─── Dataset entries
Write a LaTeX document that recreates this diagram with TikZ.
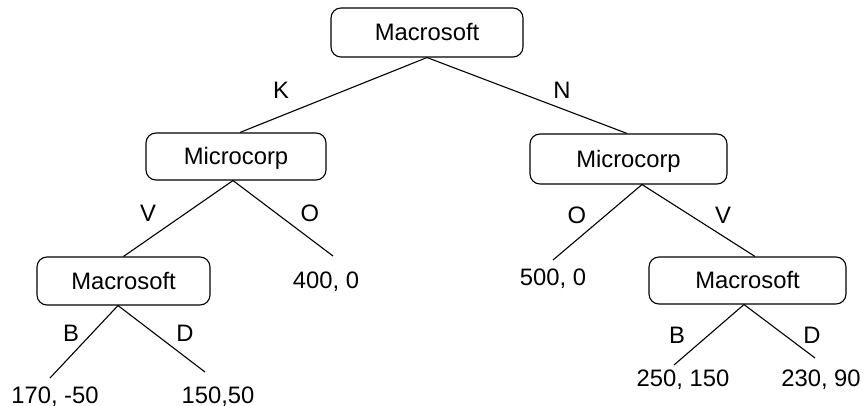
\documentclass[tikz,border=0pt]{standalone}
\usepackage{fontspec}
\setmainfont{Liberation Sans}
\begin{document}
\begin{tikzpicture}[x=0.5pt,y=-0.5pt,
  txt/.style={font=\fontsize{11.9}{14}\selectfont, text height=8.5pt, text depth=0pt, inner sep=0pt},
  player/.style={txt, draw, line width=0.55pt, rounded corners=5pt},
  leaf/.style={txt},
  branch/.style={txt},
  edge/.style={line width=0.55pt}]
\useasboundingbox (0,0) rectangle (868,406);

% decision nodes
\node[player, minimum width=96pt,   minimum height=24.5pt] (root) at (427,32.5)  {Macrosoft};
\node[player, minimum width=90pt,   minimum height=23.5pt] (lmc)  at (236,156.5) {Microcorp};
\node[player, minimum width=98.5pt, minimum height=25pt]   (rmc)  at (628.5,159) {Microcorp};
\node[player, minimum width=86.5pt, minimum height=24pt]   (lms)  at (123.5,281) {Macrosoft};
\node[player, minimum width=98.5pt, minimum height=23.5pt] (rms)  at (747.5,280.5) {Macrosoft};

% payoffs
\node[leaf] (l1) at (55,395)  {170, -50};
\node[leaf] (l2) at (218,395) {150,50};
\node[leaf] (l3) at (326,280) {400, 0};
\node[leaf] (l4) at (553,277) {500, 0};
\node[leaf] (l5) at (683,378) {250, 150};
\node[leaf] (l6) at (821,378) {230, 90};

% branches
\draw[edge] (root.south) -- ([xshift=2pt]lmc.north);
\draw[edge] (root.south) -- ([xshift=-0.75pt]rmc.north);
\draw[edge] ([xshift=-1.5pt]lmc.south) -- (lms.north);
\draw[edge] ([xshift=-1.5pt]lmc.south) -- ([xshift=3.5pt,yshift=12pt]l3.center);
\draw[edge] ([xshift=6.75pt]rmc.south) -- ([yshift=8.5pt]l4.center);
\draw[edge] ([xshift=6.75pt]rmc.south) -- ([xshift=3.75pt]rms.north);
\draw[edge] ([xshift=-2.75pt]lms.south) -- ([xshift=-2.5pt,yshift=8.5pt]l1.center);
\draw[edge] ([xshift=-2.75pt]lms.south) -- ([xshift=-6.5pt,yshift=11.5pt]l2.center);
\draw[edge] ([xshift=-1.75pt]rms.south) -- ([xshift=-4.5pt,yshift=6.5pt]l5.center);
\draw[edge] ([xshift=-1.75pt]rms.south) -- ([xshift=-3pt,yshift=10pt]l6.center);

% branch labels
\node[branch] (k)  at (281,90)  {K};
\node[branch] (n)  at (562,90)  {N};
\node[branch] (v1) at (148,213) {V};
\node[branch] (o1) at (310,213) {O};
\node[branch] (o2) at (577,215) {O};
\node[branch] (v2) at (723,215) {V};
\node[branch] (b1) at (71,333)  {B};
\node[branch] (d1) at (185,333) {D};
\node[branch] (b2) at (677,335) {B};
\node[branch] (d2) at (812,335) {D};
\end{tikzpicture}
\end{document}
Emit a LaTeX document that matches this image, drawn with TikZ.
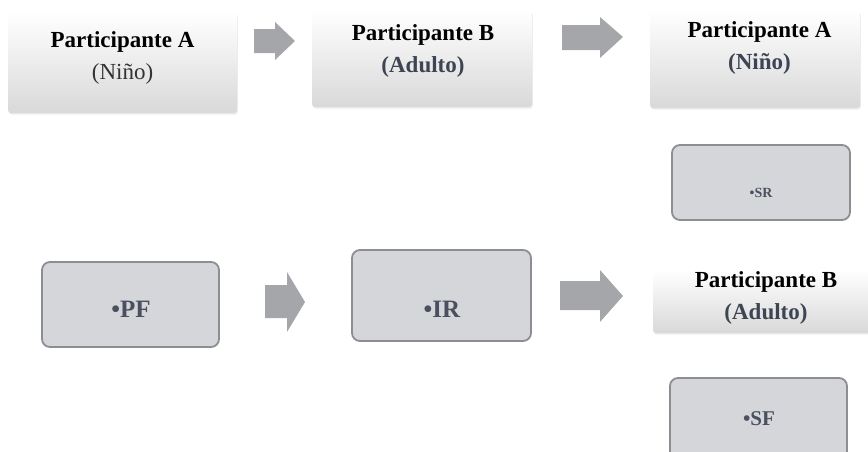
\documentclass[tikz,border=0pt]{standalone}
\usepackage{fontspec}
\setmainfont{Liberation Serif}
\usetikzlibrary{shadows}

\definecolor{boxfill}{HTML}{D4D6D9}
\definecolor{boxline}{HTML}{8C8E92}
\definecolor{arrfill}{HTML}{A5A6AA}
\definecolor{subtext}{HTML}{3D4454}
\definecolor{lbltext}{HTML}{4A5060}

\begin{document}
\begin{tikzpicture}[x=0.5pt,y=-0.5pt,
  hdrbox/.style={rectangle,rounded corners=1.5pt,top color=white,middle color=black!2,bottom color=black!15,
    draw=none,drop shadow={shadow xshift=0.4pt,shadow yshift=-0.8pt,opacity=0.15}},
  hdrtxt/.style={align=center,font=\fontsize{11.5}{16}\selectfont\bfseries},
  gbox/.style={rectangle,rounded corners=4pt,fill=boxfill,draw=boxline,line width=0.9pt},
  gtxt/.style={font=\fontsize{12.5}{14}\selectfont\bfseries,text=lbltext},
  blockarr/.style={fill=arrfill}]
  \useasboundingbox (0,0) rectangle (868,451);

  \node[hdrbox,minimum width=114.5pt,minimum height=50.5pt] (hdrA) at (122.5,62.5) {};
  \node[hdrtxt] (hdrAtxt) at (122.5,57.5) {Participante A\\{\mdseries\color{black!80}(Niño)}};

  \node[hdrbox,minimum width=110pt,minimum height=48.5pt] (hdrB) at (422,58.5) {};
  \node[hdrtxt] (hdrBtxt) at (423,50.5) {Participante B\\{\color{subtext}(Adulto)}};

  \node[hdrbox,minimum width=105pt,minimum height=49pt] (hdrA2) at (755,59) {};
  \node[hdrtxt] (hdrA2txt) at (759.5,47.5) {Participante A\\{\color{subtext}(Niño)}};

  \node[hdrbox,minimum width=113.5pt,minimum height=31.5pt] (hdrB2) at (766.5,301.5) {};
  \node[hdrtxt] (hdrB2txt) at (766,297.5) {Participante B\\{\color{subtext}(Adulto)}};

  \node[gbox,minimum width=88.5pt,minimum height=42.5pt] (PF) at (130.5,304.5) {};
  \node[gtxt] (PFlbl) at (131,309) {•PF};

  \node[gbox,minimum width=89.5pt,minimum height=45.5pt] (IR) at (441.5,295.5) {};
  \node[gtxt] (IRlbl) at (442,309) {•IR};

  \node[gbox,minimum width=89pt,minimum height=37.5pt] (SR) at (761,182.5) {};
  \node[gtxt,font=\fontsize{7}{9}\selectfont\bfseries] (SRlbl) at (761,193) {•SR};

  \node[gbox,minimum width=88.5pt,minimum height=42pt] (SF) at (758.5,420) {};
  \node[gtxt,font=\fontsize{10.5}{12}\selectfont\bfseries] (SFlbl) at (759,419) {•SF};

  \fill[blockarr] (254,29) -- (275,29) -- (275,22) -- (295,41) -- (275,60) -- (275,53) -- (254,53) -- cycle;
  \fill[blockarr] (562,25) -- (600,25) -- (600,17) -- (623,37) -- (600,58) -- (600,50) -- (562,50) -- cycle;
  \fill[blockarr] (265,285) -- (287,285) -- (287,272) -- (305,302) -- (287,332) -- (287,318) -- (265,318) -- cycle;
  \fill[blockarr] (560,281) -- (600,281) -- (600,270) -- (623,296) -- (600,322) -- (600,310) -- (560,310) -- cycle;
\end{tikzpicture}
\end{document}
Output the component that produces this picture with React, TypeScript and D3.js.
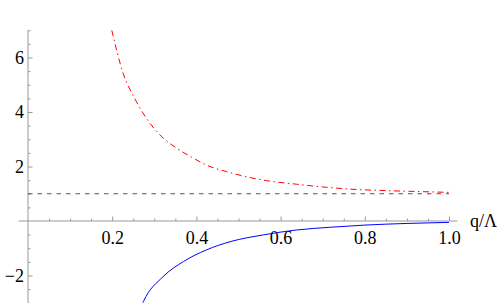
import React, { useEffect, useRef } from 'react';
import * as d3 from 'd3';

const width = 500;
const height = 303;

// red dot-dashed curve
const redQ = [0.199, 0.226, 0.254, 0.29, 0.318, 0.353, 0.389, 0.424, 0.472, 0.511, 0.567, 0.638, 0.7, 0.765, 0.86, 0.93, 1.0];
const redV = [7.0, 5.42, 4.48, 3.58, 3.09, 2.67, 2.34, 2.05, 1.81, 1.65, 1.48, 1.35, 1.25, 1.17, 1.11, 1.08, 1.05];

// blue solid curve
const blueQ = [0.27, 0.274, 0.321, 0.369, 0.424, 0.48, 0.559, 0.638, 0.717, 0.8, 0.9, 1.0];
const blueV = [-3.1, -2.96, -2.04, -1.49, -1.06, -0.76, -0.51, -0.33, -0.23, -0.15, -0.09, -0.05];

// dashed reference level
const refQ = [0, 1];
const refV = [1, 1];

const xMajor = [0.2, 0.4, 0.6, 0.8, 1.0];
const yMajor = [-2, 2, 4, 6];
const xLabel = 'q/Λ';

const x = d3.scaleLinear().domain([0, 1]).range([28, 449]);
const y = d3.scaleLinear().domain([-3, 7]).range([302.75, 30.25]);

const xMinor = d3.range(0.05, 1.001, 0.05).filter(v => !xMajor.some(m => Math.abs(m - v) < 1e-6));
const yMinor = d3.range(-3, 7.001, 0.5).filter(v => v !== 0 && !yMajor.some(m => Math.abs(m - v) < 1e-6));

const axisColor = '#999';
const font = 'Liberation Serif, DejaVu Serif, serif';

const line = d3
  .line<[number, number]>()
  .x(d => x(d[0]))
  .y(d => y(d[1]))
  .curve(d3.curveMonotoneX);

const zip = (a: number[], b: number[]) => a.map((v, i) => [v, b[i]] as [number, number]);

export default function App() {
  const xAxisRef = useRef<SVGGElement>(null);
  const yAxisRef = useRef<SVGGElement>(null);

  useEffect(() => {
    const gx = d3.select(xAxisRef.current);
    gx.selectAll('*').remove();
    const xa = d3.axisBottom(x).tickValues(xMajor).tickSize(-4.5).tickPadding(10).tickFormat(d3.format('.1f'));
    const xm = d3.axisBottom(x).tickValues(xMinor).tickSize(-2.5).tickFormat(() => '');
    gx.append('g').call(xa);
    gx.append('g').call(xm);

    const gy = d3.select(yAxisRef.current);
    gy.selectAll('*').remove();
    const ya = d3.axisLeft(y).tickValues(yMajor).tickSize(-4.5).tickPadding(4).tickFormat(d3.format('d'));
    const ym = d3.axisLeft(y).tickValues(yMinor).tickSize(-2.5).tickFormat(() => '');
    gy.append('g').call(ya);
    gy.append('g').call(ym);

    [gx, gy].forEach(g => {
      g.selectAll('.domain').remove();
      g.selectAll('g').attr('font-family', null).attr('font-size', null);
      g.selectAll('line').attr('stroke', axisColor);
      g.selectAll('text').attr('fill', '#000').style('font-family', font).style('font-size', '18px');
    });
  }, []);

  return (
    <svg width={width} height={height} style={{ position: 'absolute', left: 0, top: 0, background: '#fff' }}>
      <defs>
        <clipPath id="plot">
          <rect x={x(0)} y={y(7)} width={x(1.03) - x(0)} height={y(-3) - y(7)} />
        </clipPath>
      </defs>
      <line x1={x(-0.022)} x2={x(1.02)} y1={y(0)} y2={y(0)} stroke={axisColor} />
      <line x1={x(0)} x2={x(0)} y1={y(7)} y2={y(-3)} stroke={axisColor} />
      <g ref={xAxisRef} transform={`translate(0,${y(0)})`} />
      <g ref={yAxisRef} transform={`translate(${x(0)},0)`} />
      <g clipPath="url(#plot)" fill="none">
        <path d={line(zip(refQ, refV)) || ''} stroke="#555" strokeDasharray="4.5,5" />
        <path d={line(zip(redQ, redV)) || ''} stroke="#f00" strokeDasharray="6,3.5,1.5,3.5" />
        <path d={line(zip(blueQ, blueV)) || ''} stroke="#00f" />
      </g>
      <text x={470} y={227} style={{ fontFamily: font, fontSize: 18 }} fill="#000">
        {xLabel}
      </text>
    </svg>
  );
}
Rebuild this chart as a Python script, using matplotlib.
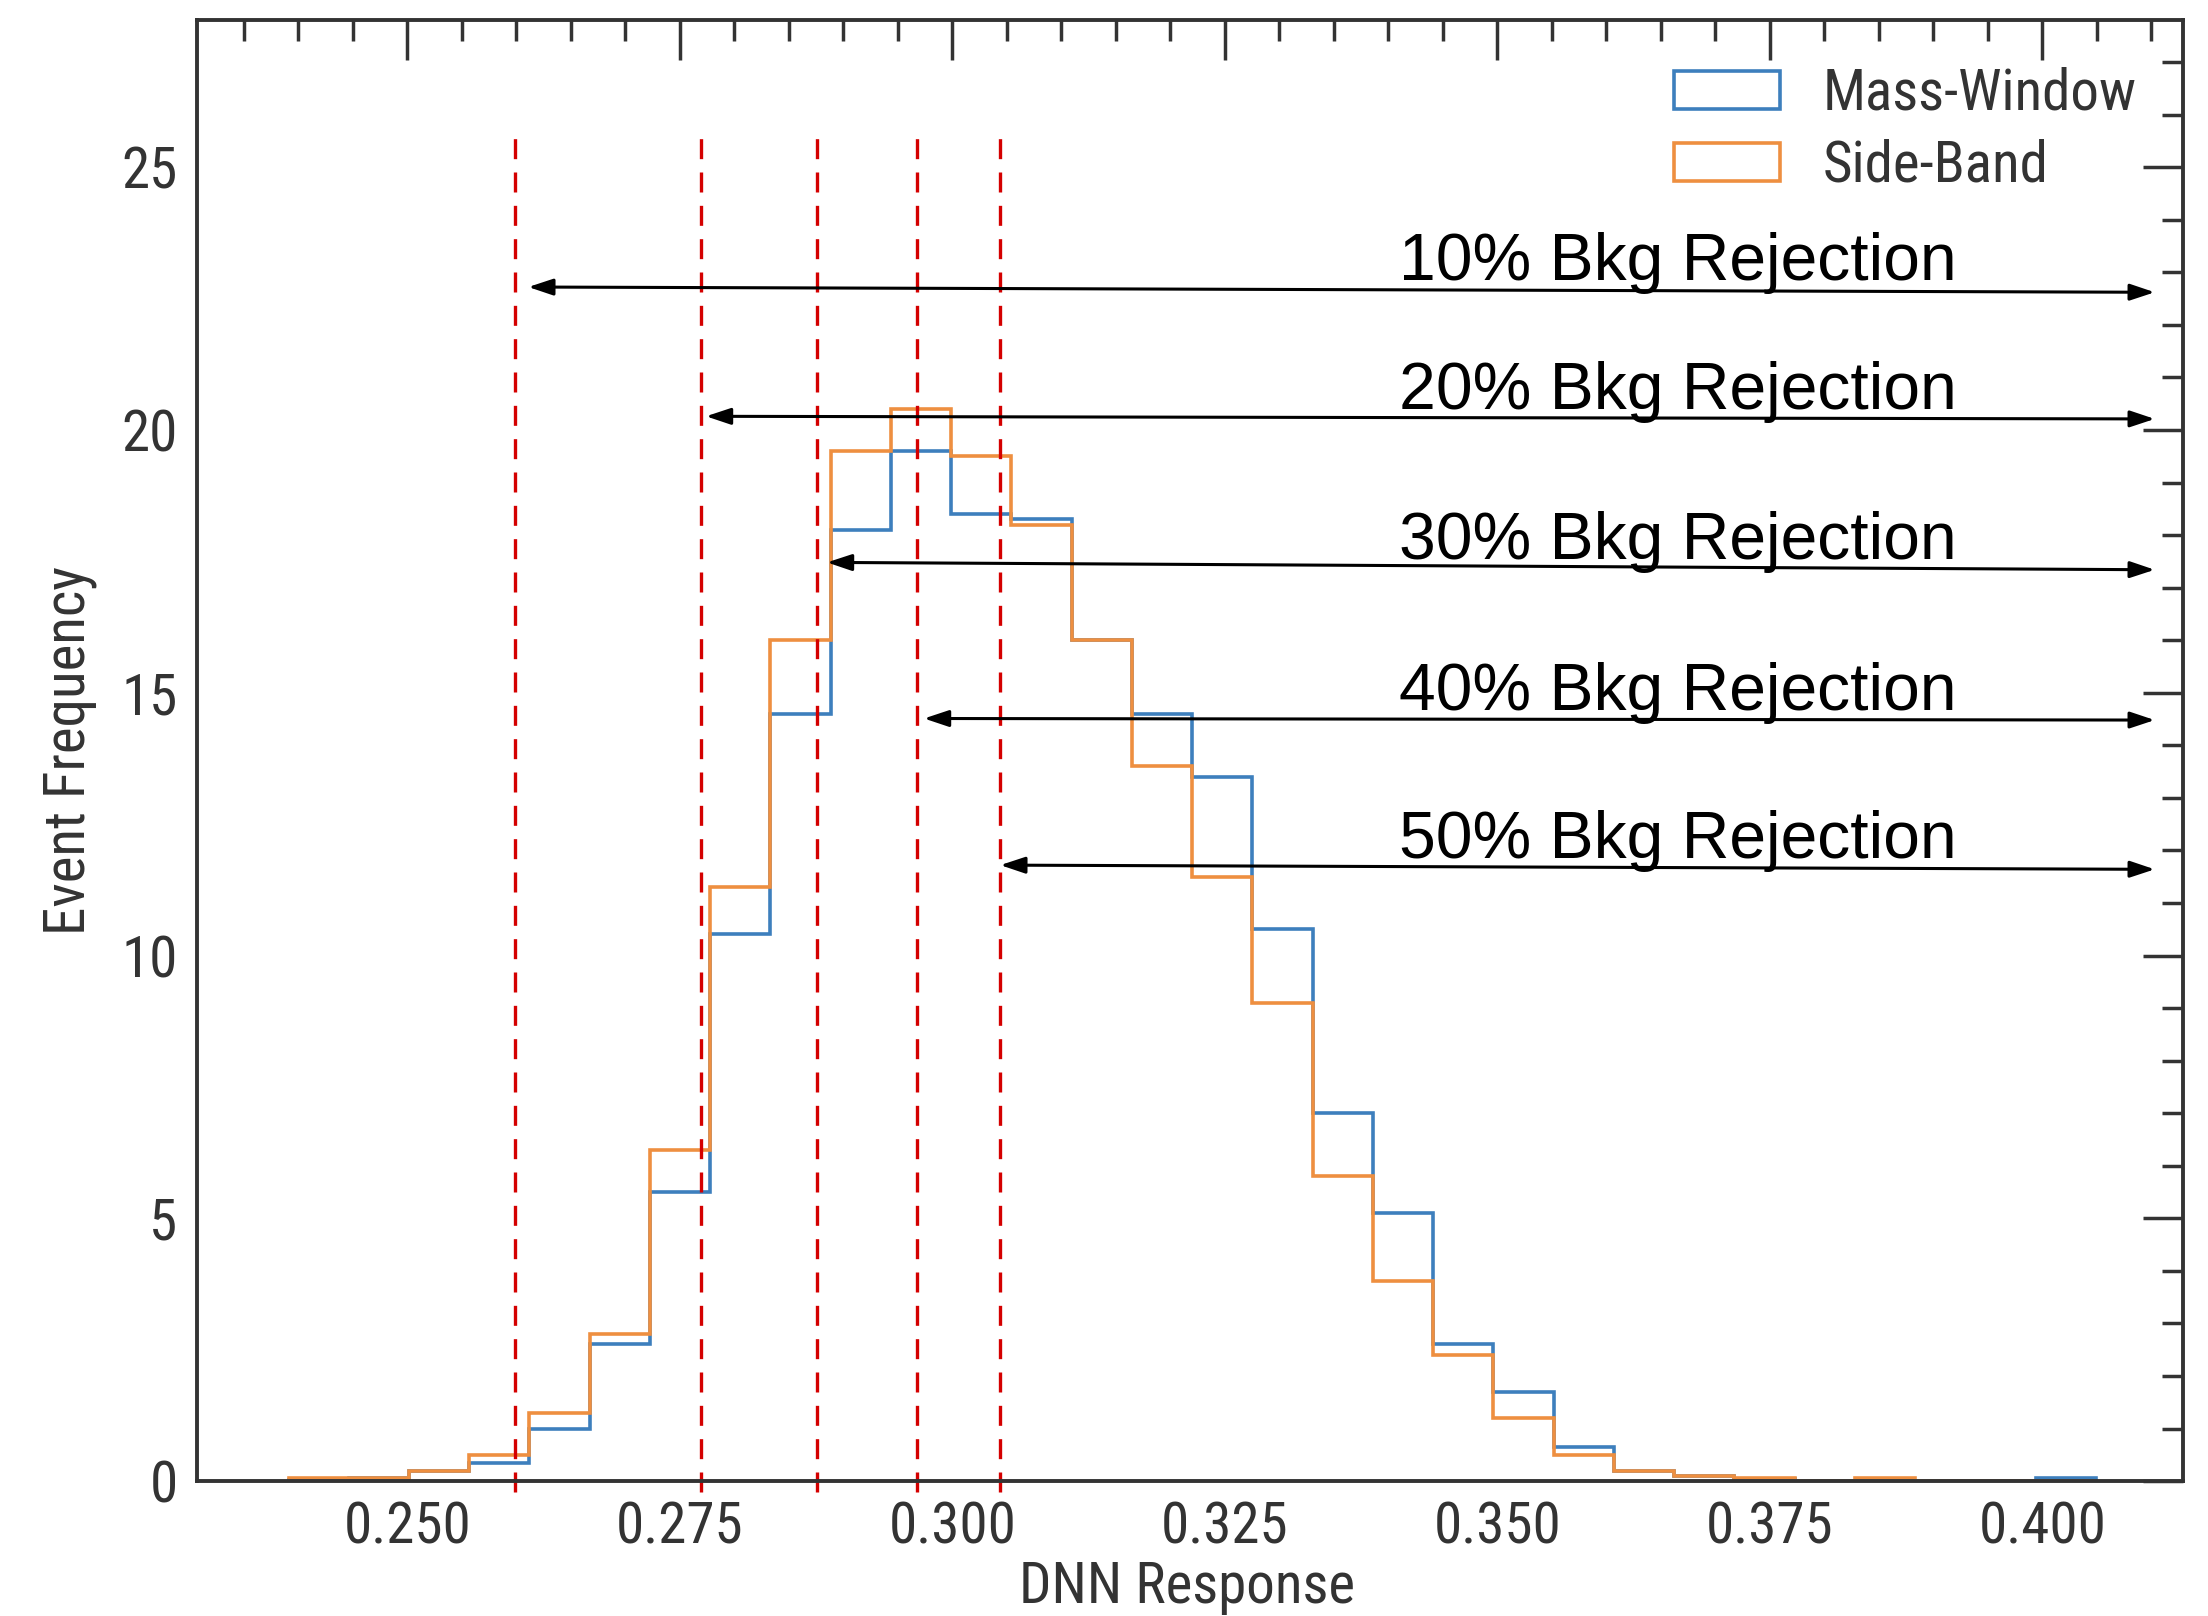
──────
# Exercise details:
Using the entries above, reproduce word for word only the lines from the one that contains "Output the component" to the one that contains "const xLabel = 'q/Λ';", both ends included, and drop every picture.

# Response to this task:
Output the component that produces this picture with React, TypeScript and D3.js.
import React, { useEffect, useRef } from 'react';
import * as d3 from 'd3';

const width = 500;
const height = 303;

// red dot-dashed curve
const redQ = [0.199, 0.226, 0.254, 0.29, 0.318, 0.353, 0.389, 0.424, 0.472, 0.511, 0.567, 0.638, 0.7, 0.765, 0.86, 0.93, 1.0];
const redV = [7.0, 5.42, 4.48, 3.58, 3.09, 2.67, 2.34, 2.05, 1.81, 1.65, 1.48, 1.35, 1.25, 1.17, 1.11, 1.08, 1.05];

// blue solid curve
const blueQ = [0.27, 0.274, 0.321, 0.369, 0.424, 0.48, 0.559, 0.638, 0.717, 0.8, 0.9, 1.0];
const blueV = [-3.1, -2.96, -2.04, -1.49, -1.06, -0.76, -0.51, -0.33, -0.23, -0.15, -0.09, -0.05];

// dashed reference level
const refQ = [0, 1];
const refV = [1, 1];

const xMajor = [0.2, 0.4, 0.6, 0.8, 1.0];
const yMajor = [-2, 2, 4, 6];
const xLabel = 'q/Λ';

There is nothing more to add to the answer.